(What you are asked to do):
Show every line where "matplotlib" occurs.
[Start of Provided records]
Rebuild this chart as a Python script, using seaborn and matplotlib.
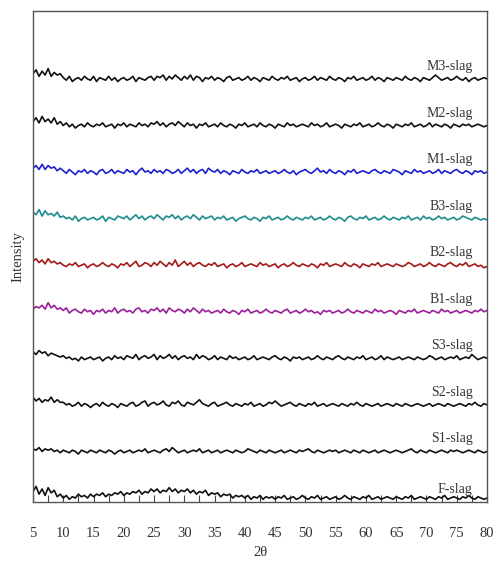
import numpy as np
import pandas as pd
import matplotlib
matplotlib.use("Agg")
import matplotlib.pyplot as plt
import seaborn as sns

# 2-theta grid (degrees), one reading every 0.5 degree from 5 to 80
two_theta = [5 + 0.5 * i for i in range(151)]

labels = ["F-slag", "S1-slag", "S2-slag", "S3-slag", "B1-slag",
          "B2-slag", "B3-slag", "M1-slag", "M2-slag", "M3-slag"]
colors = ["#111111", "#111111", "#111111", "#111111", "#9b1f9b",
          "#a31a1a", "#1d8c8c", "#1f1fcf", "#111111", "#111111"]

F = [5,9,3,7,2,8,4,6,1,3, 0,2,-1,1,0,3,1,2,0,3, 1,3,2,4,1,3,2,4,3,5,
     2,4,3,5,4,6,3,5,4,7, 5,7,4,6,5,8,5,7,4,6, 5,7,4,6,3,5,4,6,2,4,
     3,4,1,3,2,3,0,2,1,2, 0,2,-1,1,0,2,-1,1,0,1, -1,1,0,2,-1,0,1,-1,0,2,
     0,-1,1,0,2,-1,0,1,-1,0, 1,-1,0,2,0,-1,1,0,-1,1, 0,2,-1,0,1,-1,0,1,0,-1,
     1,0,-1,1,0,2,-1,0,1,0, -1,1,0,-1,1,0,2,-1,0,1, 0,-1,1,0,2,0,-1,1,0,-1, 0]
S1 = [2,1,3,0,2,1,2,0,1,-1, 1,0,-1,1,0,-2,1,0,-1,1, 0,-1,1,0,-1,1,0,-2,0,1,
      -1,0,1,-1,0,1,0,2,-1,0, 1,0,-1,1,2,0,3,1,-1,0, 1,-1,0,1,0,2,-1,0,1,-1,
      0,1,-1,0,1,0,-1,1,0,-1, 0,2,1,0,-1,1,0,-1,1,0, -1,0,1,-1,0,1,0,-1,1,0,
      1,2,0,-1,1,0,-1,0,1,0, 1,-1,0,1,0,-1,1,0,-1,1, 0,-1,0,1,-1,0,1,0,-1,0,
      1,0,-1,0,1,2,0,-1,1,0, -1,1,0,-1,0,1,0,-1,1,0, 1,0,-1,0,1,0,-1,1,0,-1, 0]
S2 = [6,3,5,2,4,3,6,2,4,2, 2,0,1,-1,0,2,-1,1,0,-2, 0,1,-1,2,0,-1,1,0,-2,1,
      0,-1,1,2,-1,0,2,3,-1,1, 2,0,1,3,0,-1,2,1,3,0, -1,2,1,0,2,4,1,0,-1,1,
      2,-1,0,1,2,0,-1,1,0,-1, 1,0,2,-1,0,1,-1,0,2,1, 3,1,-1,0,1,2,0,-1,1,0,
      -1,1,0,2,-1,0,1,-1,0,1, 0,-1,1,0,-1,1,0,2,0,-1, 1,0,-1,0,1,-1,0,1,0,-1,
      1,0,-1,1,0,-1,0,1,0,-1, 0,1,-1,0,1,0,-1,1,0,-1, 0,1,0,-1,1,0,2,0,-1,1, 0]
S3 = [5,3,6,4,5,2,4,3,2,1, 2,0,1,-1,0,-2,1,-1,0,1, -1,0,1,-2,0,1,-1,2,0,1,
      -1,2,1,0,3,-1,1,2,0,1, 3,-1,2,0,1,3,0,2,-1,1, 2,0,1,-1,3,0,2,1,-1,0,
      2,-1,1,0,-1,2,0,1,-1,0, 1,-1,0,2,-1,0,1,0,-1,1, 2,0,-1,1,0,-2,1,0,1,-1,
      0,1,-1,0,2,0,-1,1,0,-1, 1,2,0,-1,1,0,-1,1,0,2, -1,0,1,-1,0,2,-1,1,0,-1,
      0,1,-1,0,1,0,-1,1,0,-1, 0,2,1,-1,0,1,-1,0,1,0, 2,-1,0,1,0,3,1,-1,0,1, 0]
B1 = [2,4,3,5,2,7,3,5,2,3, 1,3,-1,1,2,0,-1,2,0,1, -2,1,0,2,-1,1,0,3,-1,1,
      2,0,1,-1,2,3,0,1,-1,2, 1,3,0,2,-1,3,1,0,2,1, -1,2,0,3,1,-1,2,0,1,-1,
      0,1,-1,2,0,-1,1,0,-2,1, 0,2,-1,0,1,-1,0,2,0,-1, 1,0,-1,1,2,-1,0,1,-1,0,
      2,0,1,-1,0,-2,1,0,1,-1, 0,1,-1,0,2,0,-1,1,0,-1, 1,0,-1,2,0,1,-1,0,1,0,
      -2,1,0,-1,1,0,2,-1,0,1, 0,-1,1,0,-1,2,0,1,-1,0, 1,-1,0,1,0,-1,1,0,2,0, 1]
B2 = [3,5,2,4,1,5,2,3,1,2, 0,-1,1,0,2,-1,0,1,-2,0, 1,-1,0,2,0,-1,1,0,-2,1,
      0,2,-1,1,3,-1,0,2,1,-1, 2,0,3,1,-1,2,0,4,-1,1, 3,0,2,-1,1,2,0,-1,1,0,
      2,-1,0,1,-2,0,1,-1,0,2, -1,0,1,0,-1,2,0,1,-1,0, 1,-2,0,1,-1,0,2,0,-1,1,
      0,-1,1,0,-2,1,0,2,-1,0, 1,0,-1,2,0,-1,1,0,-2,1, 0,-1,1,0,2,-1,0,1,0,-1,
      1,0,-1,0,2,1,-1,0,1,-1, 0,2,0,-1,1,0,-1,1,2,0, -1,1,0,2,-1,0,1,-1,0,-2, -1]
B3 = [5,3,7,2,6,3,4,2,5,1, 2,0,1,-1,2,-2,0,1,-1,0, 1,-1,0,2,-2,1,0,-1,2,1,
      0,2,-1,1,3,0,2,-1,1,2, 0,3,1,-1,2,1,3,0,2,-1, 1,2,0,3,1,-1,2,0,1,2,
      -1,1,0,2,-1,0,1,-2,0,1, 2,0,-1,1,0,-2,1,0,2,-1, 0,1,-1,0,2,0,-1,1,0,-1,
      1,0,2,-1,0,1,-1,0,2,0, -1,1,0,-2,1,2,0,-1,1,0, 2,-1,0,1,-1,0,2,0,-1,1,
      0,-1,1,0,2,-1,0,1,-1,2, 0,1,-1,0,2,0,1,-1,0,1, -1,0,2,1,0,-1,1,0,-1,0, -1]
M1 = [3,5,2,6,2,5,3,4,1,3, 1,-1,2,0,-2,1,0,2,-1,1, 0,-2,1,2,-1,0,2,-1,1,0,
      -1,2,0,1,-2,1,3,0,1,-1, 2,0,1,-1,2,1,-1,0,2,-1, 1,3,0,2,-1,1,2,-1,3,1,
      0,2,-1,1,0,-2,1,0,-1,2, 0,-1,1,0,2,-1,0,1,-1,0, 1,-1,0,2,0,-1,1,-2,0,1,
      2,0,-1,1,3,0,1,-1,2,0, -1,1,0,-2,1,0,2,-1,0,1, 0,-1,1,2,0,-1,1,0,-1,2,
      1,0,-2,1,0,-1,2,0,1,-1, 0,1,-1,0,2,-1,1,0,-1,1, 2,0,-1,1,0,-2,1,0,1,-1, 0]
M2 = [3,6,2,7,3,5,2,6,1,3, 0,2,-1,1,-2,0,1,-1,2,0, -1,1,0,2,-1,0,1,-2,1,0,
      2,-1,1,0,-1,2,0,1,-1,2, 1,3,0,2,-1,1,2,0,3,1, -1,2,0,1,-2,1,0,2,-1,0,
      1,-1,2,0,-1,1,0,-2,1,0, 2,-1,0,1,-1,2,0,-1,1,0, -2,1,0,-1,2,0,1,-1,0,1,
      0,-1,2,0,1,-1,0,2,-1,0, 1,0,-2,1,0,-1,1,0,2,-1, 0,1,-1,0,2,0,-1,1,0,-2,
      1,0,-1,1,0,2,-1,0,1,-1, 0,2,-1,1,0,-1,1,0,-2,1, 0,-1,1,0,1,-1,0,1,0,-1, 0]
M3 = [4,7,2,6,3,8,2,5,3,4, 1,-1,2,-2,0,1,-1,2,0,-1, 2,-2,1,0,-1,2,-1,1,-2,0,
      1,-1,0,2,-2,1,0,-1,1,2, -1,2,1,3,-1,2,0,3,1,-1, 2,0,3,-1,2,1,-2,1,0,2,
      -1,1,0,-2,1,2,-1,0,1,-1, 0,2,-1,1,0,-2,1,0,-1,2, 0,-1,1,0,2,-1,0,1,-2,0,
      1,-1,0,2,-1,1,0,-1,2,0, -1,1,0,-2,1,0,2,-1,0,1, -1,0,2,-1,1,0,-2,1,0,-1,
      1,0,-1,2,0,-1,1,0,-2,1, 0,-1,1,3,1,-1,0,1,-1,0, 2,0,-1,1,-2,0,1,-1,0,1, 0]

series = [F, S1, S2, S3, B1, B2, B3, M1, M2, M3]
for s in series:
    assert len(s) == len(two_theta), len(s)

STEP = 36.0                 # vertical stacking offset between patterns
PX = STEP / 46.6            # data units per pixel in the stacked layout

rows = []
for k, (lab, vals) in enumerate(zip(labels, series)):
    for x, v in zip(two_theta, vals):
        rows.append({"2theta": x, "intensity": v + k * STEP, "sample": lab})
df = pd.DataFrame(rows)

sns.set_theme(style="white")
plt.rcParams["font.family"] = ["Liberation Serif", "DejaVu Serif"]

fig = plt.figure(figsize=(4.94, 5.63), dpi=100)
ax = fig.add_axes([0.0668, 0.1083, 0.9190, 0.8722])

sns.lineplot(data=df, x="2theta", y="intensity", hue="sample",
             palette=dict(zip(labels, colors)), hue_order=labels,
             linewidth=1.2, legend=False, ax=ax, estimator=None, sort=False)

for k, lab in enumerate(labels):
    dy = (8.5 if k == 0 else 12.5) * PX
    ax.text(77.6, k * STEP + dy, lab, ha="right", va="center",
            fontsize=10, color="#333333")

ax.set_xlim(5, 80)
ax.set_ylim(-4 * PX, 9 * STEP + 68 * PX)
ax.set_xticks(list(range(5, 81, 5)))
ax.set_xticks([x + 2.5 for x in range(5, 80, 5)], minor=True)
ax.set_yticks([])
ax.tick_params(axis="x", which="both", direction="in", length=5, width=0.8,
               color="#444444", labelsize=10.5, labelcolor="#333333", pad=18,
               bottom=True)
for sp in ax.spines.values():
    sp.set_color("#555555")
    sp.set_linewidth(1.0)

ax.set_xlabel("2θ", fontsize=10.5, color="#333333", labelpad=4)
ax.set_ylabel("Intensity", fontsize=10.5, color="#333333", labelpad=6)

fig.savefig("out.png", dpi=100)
[End of Provided records]
[Start of Provided records]
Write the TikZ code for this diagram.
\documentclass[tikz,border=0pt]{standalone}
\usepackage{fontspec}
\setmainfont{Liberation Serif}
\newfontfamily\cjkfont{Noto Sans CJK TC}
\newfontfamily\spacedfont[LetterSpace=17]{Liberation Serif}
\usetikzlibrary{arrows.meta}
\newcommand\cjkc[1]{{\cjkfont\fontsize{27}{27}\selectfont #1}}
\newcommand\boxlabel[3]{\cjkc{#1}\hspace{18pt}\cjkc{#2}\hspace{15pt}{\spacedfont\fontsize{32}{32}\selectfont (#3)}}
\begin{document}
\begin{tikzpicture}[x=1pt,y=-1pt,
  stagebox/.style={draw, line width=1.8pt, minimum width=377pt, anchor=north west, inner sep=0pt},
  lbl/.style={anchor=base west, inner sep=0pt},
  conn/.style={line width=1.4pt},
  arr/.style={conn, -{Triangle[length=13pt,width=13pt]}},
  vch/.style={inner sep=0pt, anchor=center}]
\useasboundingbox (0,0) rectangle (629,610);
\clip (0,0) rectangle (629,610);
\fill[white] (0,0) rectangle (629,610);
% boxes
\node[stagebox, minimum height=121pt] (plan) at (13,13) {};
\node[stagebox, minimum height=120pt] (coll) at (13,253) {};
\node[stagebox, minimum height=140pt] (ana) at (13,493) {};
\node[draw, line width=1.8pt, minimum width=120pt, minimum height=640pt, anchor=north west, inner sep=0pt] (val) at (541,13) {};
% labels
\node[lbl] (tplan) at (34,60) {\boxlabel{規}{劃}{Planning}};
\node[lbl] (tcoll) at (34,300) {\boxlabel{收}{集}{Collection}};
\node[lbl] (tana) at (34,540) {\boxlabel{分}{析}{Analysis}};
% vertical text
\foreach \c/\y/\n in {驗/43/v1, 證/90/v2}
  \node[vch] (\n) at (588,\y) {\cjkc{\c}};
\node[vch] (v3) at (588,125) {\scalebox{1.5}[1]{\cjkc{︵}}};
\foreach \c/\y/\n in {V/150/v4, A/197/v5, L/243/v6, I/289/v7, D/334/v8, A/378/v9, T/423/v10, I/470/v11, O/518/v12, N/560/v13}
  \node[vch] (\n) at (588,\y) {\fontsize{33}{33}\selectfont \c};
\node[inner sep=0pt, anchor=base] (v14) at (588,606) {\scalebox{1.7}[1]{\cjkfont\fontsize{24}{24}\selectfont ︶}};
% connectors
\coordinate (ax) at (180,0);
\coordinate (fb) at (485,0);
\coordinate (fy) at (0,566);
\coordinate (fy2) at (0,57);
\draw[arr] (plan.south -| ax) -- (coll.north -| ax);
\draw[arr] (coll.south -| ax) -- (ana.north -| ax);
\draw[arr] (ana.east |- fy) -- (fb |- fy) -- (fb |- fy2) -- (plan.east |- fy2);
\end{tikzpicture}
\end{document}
[End of Provided records]
[Start of Provided records]
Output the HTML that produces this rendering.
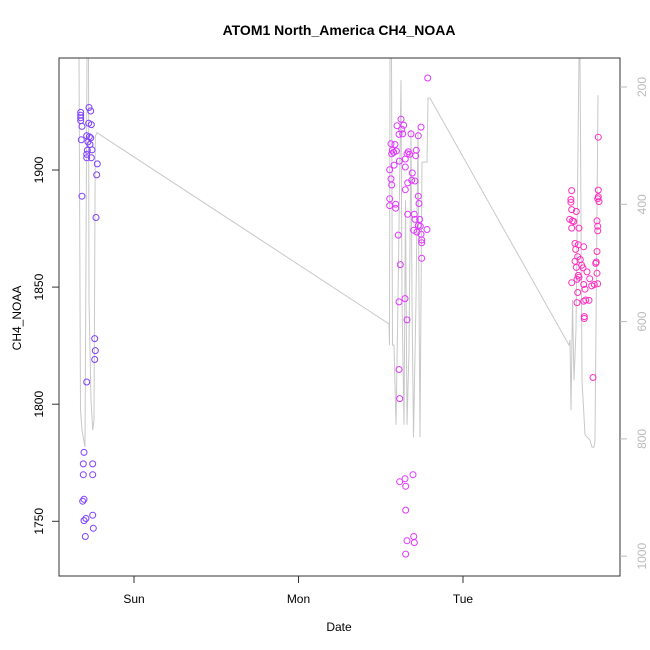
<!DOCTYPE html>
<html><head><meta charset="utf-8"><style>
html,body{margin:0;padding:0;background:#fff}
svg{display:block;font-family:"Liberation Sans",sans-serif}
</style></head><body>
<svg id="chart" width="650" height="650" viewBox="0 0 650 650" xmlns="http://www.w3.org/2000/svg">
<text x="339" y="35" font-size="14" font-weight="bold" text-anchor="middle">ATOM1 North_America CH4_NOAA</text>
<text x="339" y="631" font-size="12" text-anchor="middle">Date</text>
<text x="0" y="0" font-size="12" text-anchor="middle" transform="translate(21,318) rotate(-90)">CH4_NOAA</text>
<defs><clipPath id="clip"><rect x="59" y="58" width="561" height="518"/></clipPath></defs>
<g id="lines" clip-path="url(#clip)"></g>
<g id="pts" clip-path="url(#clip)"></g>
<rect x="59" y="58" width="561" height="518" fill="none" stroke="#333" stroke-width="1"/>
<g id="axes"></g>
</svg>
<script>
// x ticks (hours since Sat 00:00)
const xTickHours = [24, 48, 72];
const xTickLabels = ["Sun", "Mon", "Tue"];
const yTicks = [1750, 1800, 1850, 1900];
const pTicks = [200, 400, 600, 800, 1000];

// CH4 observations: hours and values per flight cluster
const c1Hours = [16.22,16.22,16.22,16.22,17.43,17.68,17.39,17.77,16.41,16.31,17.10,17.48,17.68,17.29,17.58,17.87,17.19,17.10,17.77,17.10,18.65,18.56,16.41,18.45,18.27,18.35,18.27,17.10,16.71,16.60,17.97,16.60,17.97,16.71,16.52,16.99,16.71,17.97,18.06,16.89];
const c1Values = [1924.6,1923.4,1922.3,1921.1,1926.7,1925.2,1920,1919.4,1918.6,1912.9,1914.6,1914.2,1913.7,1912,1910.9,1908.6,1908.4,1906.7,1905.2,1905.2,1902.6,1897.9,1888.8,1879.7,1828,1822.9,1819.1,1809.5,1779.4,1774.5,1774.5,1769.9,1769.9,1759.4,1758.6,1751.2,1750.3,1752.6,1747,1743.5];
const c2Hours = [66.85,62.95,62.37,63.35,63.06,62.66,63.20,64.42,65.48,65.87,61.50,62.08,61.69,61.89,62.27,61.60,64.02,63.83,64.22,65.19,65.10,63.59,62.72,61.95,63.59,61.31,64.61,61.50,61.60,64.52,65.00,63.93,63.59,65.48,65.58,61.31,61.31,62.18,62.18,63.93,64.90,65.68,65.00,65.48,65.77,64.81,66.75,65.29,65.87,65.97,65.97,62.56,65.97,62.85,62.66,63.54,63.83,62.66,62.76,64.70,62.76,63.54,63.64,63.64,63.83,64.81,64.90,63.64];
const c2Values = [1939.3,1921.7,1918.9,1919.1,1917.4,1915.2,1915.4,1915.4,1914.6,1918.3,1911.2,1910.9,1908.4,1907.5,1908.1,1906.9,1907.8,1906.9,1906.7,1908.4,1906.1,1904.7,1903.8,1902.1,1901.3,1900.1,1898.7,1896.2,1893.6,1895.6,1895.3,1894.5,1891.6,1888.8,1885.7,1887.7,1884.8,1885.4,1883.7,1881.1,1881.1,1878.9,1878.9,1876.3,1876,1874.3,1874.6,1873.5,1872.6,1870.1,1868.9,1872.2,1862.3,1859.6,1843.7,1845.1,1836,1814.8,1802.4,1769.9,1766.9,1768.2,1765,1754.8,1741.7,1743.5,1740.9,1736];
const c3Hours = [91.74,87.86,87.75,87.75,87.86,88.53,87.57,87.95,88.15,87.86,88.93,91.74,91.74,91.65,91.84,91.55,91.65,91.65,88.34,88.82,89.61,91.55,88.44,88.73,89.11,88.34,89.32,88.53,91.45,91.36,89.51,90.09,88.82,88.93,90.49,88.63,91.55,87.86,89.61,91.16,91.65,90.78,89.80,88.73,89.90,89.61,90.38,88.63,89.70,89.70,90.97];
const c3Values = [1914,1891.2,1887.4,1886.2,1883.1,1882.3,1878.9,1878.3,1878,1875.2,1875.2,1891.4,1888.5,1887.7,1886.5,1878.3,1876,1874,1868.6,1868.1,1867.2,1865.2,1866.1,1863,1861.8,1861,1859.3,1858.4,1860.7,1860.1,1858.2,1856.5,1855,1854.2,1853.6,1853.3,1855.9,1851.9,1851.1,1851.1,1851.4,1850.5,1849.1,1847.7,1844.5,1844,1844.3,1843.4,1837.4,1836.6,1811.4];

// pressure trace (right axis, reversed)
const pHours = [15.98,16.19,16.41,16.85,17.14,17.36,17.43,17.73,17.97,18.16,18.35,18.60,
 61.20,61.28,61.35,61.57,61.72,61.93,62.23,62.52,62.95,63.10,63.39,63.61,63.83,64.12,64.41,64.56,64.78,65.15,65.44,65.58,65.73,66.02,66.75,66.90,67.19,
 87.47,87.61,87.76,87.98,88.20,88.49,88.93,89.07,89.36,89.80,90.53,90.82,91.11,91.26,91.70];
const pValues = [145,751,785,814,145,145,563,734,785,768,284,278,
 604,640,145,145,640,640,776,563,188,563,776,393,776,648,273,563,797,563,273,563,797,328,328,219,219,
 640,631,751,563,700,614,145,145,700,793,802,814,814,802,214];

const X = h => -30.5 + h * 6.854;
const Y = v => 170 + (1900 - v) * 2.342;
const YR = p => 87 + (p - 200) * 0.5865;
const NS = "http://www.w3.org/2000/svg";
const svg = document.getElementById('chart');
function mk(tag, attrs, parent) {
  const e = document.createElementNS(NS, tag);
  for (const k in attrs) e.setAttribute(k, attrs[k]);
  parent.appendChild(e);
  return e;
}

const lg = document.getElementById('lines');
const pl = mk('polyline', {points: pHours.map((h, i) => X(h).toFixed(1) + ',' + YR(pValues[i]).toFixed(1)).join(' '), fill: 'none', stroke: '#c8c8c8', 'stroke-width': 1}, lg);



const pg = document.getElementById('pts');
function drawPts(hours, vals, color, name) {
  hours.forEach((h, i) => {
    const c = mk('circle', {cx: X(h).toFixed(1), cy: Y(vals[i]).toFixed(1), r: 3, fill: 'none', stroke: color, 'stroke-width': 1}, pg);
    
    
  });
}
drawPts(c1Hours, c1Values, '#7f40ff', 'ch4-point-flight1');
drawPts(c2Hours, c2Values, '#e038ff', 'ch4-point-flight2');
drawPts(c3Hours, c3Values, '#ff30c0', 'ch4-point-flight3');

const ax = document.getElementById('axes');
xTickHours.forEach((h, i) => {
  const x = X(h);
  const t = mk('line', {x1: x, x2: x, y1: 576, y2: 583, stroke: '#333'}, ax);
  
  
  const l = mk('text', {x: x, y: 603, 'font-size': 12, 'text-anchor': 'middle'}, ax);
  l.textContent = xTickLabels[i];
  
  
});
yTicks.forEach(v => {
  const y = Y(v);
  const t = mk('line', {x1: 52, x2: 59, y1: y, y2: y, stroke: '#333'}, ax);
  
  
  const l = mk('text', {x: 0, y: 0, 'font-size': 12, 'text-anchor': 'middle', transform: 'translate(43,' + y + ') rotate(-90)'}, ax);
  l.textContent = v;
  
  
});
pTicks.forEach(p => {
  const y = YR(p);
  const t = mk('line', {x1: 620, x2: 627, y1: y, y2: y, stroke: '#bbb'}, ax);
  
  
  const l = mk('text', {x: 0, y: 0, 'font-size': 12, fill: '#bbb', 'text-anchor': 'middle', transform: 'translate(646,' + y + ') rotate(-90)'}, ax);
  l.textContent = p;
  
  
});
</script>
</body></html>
[End of Provided records]
(Result of this exercise):
Rebuild this chart as a Python script, using seaborn and matplotlib.
import matplotlib
matplotlib.use("Agg")
import matplotlib.pyplot as plt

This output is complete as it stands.